Amazing Sealants Defeat Childhood Tooth Decay But Does Florida Care? Study Says 'No'
Florida is missing a cheap and easy bet for improving the dental health of its children, according to a new survey.
The Pew Children's Dental Campaign gives the state a "D," mostly because it does little to make sure kids have access to decay-fighting tooth sealant programs in public schools.
The sealant is a plastic resin that's painted on the teeth and then protects them, sometimes for years, against acid and plaque. It’s pretty cheap, health experts say, but the sealant programs are available in only about 25 percent of Florida public schools.
Fourteen other states got Ds in the Pew survey. There were only five As.
"If we just did the basic things, it would dramatically reduce oral health disease and improve quality of life, and sealants are one of the easiest things we can do — that and tooth brushing," Roderick K. King, executive director for the Florida Public Health Institute, told the Sun Sentinel.

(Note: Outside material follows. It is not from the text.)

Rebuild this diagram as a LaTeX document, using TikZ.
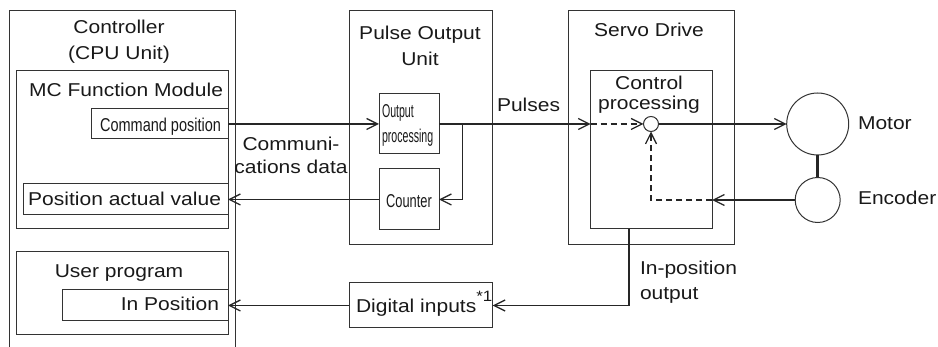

Sealants — usually applied around second grade, shortly after kids' permanent molars appear — act as a barrier to decay-causing bacteria and cost about one-third the price of a filling. A Centers for Disease Control and Prevention task force found in 2002 that after this sealant treatment, molars — the teeth most likely to grow cavities — typically see a 60 percent decrease in tooth decay. The panel strongly recommended school-based dental sealant programs to help reach low-income children, those most prone to cavities and least likely to get preventive care.
An obvious result of the absence of dental sealants, according to an organization called Oral Health Florida, is a massive increase in the number of low-income children seeking emergency hospital care for dental problems. The number in 2010: More than 15,000.
The U. S. Centers for Disease Control says a sealant treatment costs about a third as much as a tooth filling and can reduce tooth decay by 60 percent.